What happens to the ring if the engagement is broken? To return or not to return? That is the question.
I think we should distinguish the act of giving an engagement ring, because how we perceive this act will be crucial in determining when the ring should, and should not, have to be returned if the wedding is off.
That is, if you were given a ring. Okay, so let's take the ring as "consideration" - a thing of value given in exchange to create a contract.
If we characterize the ring exchange as an option contract on the right to marry in the future suggests that the jilted bride should not have to give the ring back.
After all, the ring-giver got what he paid for - the option to marry a particular woman. He just chose not to exercise that option.
And she made good on her promise to marry by remaining open to the possibility (i.e. not running off and marrying Brad Pitt in the interim); she was not the one who broke off the engagement.
On the other hand, if the fiancée dumps the ring-giver, then on this theory, the jilted groom should get his ring back (or get damages, pursuant to the parties' contract). He never got to exercise his option, and she broke her promise to marry him.
What if we could consider the ring as symbolic of "title" to the bride - a legal right in her, as if she were property - being transferred from her father to her future husband. This is a sexist theory, I know.
But it has been known that a clump of earth and a twig was once used to symbolize the delivery of a parcel of land. Similarly, the giving of the ring could be seen as symbolic of the transfer of power and possession over a woman.
That theory, offensive though it is, would imply a ring need never be given back - and would, in that limited sense at least, ironically favor women's interests.
Transfers of symbolic tokens generally do not need to be returned, even if the underlying deal falls through.
But in the Philippines, we don't usually give rings when we intend to marry someone, we just promise to marry each other. Period. Or not marry at all.
And because of that we don't have any law governing engagement rings, and if we do receive an engagement ring, we have the tradition of considering engagement rings as gifts. If engagement rings are gifts though, should it be seen as an unconditional, or a conditional gift?
Because if it should be considered an unconditional gift, it means that even if the marriage does not take place, the gift stands - no matter who calls the marriage off.
The fiancée will only get his ring back if his fiancée breaks off the engagement and has procured the engagement and the ring through fraud, or deceit.
And if it will be considered a conditional gift it means that the gift of the ring "vests" with the would-be bride only when the condition - the marriage - occurs. Conversely, when the condition fails and the marriage doesn't happen, for whatever reason, the gift never "vests."
Under this situation, three possibilities of returning the ring occur: one, if there is no-fault on the side of both parties, the ring-giver is entitled the return of the ring-or its equivalent value-if the marriage never materializes.
No questions asked. But this might tempt men to involve in more intimate relationship-costless to women.
The result is that the would-be bride may be hurt, while her fiancée may become engaged carelessly, without a sufficiently thoughtful commitment.
Two, the fiancée is entitled the return of the ring, unless he is the one who called off the engagement-justifiably or not.

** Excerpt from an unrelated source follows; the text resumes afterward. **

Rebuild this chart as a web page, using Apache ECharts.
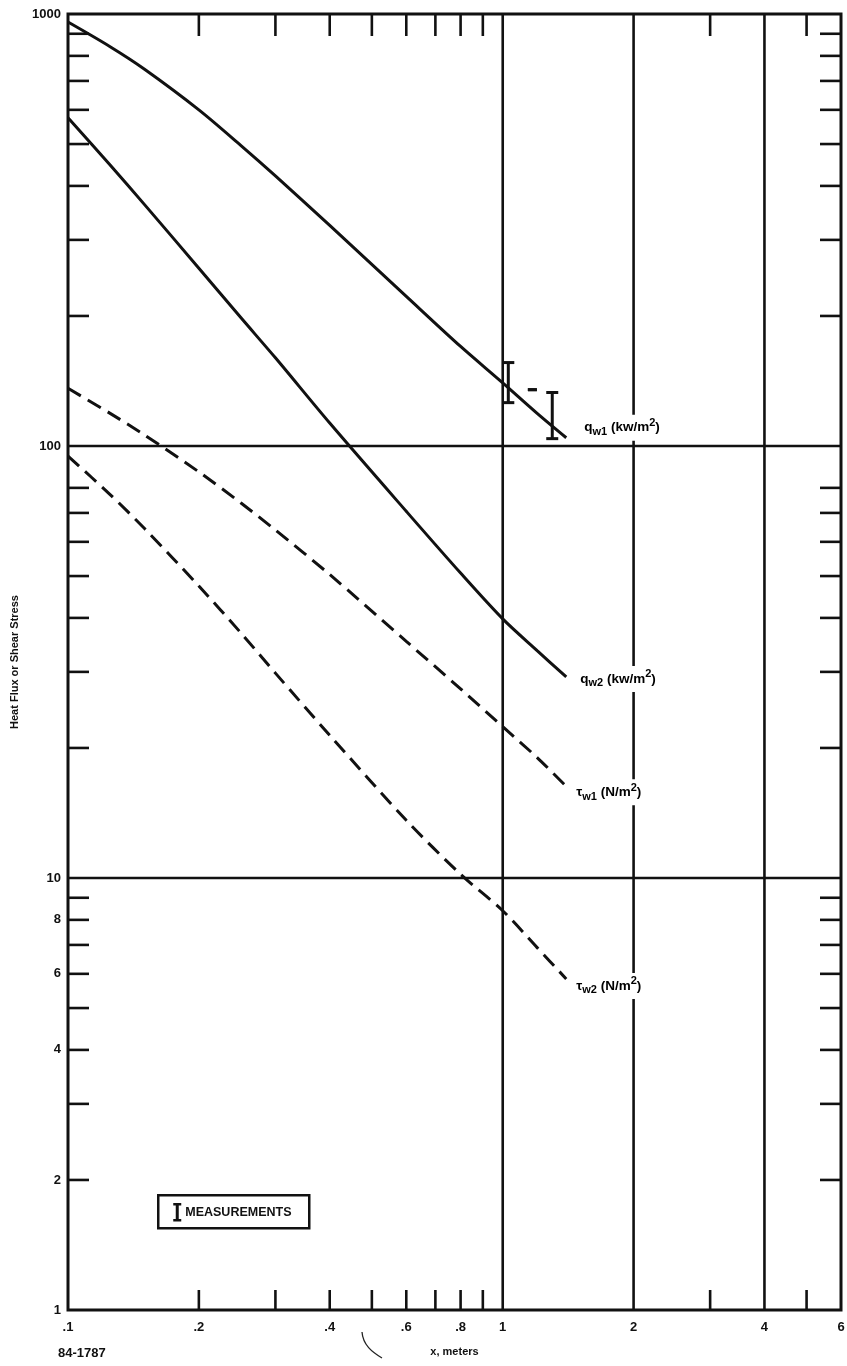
<!DOCTYPE html>
<html>
<head>
<meta charset="utf-8">
<script src="https://cdn.jsdelivr.net/npm/echarts@6/dist/echarts.min.js"></script>
<style>
  html, body { margin: 0; padding: 0; background: #fff; }
  #chart { width: 847px; height: 1366px; }
</style>
</head>
<body>
<div id="chart"></div>
<script>
// Wall heat flux (kW/m^2) and shear stress (N/m^2) versus distance x (m)
const xStations = [0.1, 0.125, 0.15, 0.2, 0.25, 0.3, 0.4, 0.6, 0.8, 1.0, 1.2, 1.4];
const qw1 = [958, 840, 745, 600, 496, 422, 324, 222, 170, 140, 119, 104.5];
const qw2 = [575, 447, 362, 258, 198, 160, 113, 70.6, 50.8, 39.8, 33.6, 29.2];
const tauw1 = [136, 119, 106, 87.1, 73.8, 63.9, 50.4, 35.3, 27.4, 22.4, 19.0, 16.3];
const tauw2 = [94.8, 77.2, 64.4, 47.4, 36.9, 29.8, 21.4, 13.6, 10.2, 8.4, 6.9, 5.84];

// Measured heat flux ranges: [x, low, high]
const measurements = [[1.03, 126, 156], [1.17, 135, 135], [1.3, 104, 133]];

// Axis ticks and labels
const xMinorTicks = [0.2, 0.3, 0.4, 0.5, 0.6, 0.7, 0.8, 0.9, 3, 5];
const xGridLines = [1, 2, 4];
const yMinorTicks = [900, 800, 700, 600, 500, 400, 300, 200,
                     80, 70, 60, 50, 40, 30, 20,
                     9, 8, 7, 6, 5, 4, 3, 2];
const yGridLines = [10, 100];
const xTickValues = [0.1, 0.2, 0.4, 0.6, 0.8, 1, 2, 4, 6];
const xTickText = ['.1', '.2', '.4', '.6', '.8', '1', '2', '4', '6'];
const yTickValues = [1000, 100, 10, 8, 6, 4, 2, 1];
const yTickText = ['1000', '100', '10', '8', '6', '4', '2', '1'];

const curveNames = ['qw1', 'qw2', 'tauw1', 'tauw2'];
const curveLabels = [
  '{b|q}{sub|w1}{b| (kw/m}{sup|2}{b|)}',
  '{b|q}{sub|w2}{b| (kw/m}{sup|2}{b|)}',
  '{b|\u03c4}{sub|w1}{b| (N/m}{sup|2}{b|)}',
  '{b|\u03c4}{sub|w2}{b| (N/m}{sup|2}{b|)}'
];

// Label placement relative to each curve's end (pixels)
const labelOffsets = [[16, -10], [12, 2], [8, 6], [8, 7]];

const INK = '#111';
const FONT = '"Liberation Sans", Arial, Helvetica, sans-serif';

const RICH = {
  b: { fontSize: 13.5, fontWeight: 'bold', fontFamily: FONT, color: INK, lineHeight: 20, verticalAlign: 'middle' },
  sub: { fontSize: 11, fontWeight: 'bold', fontFamily: FONT, color: INK, lineHeight: 11, verticalAlign: 'bottom' },
  sup: { fontSize: 11, fontWeight: 'bold', fontFamily: FONT, color: INK, lineHeight: 11, verticalAlign: 'top' }
};

function pairs(xs, ys) { return xs.map((x, i) => [x, ys[i]]); }

function lineEl(x1, y1, x2, y2, w) {
  return { type: 'line', shape: { x1, y1, x2, y2 }, style: { stroke: INK, lineWidth: w, lineCap: 'butt' } };
}

const chart = echarts.init(document.getElementById('chart'), null, { renderer: 'canvas' });

const curveSeries = [qw1, qw2, tauw1, tauw2].map((ys, i) => ({
  type: 'line',
  name: curveNames[i],
  data: pairs(xStations, ys),
  smooth: 0.3,
  showSymbol: false,
  symbol: 'none',
  z: 5,
  lineStyle: { color: INK, width: 3, type: i < 2 ? 'solid' : [15, 8], cap: 'butt' }
}));

chart.setOption({
  animation: false,
  backgroundColor: '#fff',
  grid: { left: 68, right: 6, top: 14, bottom: 56, show: true, borderColor: INK, borderWidth: 3, backgroundColor: 'transparent' },
  xAxis: {
    type: 'log', logBase: 10, min: 0.1, max: 6,
    name: 'x, meters', nameLocation: 'middle', nameGap: 36,
    nameTextStyle: { fontFamily: FONT, fontWeight: 'bold', fontSize: 11, color: INK },
    axisLine: { show: false }, axisTick: { show: false }, axisLabel: { show: false }, splitLine: { show: false }
  },
  yAxis: {
    type: 'log', logBase: 10, min: 1, max: 1000,
    name: 'Heat Flux or Shear Stress', nameLocation: 'middle', nameGap: 48, nameRotate: 90,
    nameTextStyle: { fontFamily: FONT, fontWeight: 'bold', fontSize: 11, color: INK },
    axisLine: { show: false }, axisTick: { show: false }, axisLabel: { show: false }, splitLine: { show: false }
  },
  series: [
    // Minor ticks along bottom and top edges
    {
      type: 'custom', silent: true, z: 3,
      data: xMinorTicks.map(v => [v, 1]),
      renderItem: (params, api) => {
        const v = api.value(0);
        const b = api.coord([v, 1]);
        const t = api.coord([v, 1000]);
        return { type: 'group', children: [
          lineEl(b[0], b[1], b[0], b[1] - 20, 2.6),
          lineEl(t[0], t[1], t[0], t[1] + 22, 2.6)
        ] };
      }
    },
    // Minor ticks along left and right edges
    {
      type: 'custom', silent: true, z: 3,
      data: yMinorTicks.map(v => [0.1, v]),
      renderItem: (params, api) => {
        const v = api.value(1);
        const l = api.coord([0.1, v]);
        const r = api.coord([6, v]);
        return { type: 'group', children: [
          lineEl(l[0], l[1], l[0] + 21, l[1], 2.6),
          lineEl(r[0], r[1], r[0] - 21, r[1], 2.6)
        ] };
      }
    },
    // Full-height lines at x = 1, 2, 4
    {
      type: 'custom', silent: true, z: 3,
      data: xGridLines.map(v => [v, 1]),
      renderItem: (params, api) => {
        const v = api.value(0);
        const b = api.coord([v, 1]);
        const t = api.coord([v, 1000]);
        return lineEl(b[0], b[1], t[0], t[1], 2.6);
      }
    },
    // Full-width lines at 10 and 100
    {
      type: 'custom', silent: true, z: 3,
      data: yGridLines.map(v => [0.1, v]),
      renderItem: (params, api) => {
        const v = api.value(1);
        const l = api.coord([0.1, v]);
        const r = api.coord([6, v]);
        return lineEl(l[0], l[1], r[0], r[1], 2.6);
      }
    },
    // x tick labels
    {
      type: 'custom', silent: true, z: 4,
      data: xTickValues.map(v => [v, 1]),
      renderItem: (params, api) => {
        const p = api.coord([api.value(0), 1]);
        return { type: 'text', x: p[0], y: p[1] + 17, style: {
          text: xTickText[params.dataIndex], fill: INK, font: 'bold 13px ' + FONT,
          align: 'center', verticalAlign: 'middle'
        } };
      }
    },
    // y tick labels
    {
      type: 'custom', silent: true, z: 4,
      data: yTickValues.map(v => [0.1, v]),
      renderItem: (params, api) => {
        const p = api.coord([0.1, api.value(1)]);
        return { type: 'text', x: p[0] - 7, y: p[1], style: {
          text: yTickText[params.dataIndex], fill: INK, font: 'bold 13px ' + FONT,
          align: 'right', verticalAlign: 'middle'
        } };
      }
    },
    ...curveSeries,
    // Measurement ranges drawn as I-bars
    {
      type: 'custom', silent: true, z: 6,
      data: measurements,
      encode: { x: 0, y: [1, 2] },
      renderItem: (params, api) => {
        const x = api.value(0);
        const lo = api.coord([x, api.value(1)]);
        const hi = api.coord([x, api.value(2)]);
        const half = lo[1] === hi[1] ? 4.5 : 6;
        const children = [
          lineEl(hi[0] - half, hi[1], hi[0] + half, hi[1], 3),
          lineEl(lo[0] - half, lo[1], lo[0] + half, lo[1], 3)
        ];
        if (lo[1] !== hi[1]) children.push(lineEl(lo[0], lo[1], hi[0], hi[1], 3));
        return { type: 'group', children };
      }
    },
    // Curve labels at the end of each curve, on a white ground that breaks the grid lines
    {
      type: 'custom', silent: true, z: 6,
      data: [qw1, qw2, tauw1, tauw2].map(ys => [xStations[xStations.length - 1], ys[ys.length - 1]]),
      renderItem: (params, api) => {
        const i = params.dataIndex;
        const p = api.coord([api.value(0), api.value(1)]);
        return { type: 'text', x: p[0] + labelOffsets[i][0], y: p[1] + labelOffsets[i][1], style: {
          text: curveLabels[i], rich: RICH, align: 'left', verticalAlign: 'middle',
          backgroundColor: '#fff', padding: [3, 2, 3, 2]
        } };
      }
    }
  ],
  graphic: [
    // Legend box
    {
      type: 'group', left: 157, top: 1194, children: [
        { type: 'rect', shape: { x: 0, y: 0, width: 151, height: 33 }, style: { fill: '#fff', stroke: INK, lineWidth: 2.5 } },
        { type: 'line', shape: { x1: 19, y1: 9, x2: 19, y2: 25 }, style: { stroke: INK, lineWidth: 3 } },
        { type: 'line', shape: { x1: 15, y1: 9, x2: 23, y2: 9 }, style: { stroke: INK, lineWidth: 2.5 } },
        { type: 'line', shape: { x1: 15, y1: 25, x2: 23, y2: 25 }, style: { stroke: INK, lineWidth: 2.5 } },
        { type: 'text', x: 27, y: 17, style: { text: 'MEASUREMENTS', fill: INK, font: 'bold 12.5px ' + FONT, verticalAlign: 'middle', align: 'left' } }
      ]
    },
    { type: 'text', left: 58, top: 1347, style: { text: '84-1787', fill: INK, font: 'bold 13px ' + FONT } },
    { type: 'bezierCurve', shape: { x1: 362, y1: 1332, x2: 382, y2: 1358, cpx1: 363, cpy1: 1345, cpx2: 372, cpy2: 1352 },
      style: { stroke: '#222', lineWidth: 1.3, fill: null } }
  ]
});
</script>
</body>
</html>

However, equating the decision to call off the wedding with "fault" is, at best, superficial. And at worst, it induces the parties into an endless game of chicken, where each, having lost interest in marriage, is compelled to behave worse and worse until the other party cannot stand it anymore and calls it quits.
The third possibility is a strict fault rule, under which the giver is entitled to return of the ring unless he was at fault for the broken engagement.
But in this scheme, a determination of fault requires a more careful study, which examines not only who called off the engagement, but also whether that person was justified in doing so. And who is to say when a broken engagement is justifiable?
We know that disappointment and hurt feelings often propel people into vengeful acts. To a jilted would-be bride, keeping the ring may be a small satisfaction, a settling of scores.
To a would-be groom who has been jilted, losing the ring, as well as the bride, may seem to add insult to injury.
Perhaps instead of worrying so much about who gets the ring when the engagement is off, we should stop playing into a tradition that evokes an image of men's ownership over women.
That is so not cool anymore. Because you see, there is another, more equitable option: if fiancée both exchange gifts upon engagement, rather than the man giving the woman a ring, or a car, house and lot, appliances or a cell phone, then everyone will have something to keep, and something to lose, if things do not work out.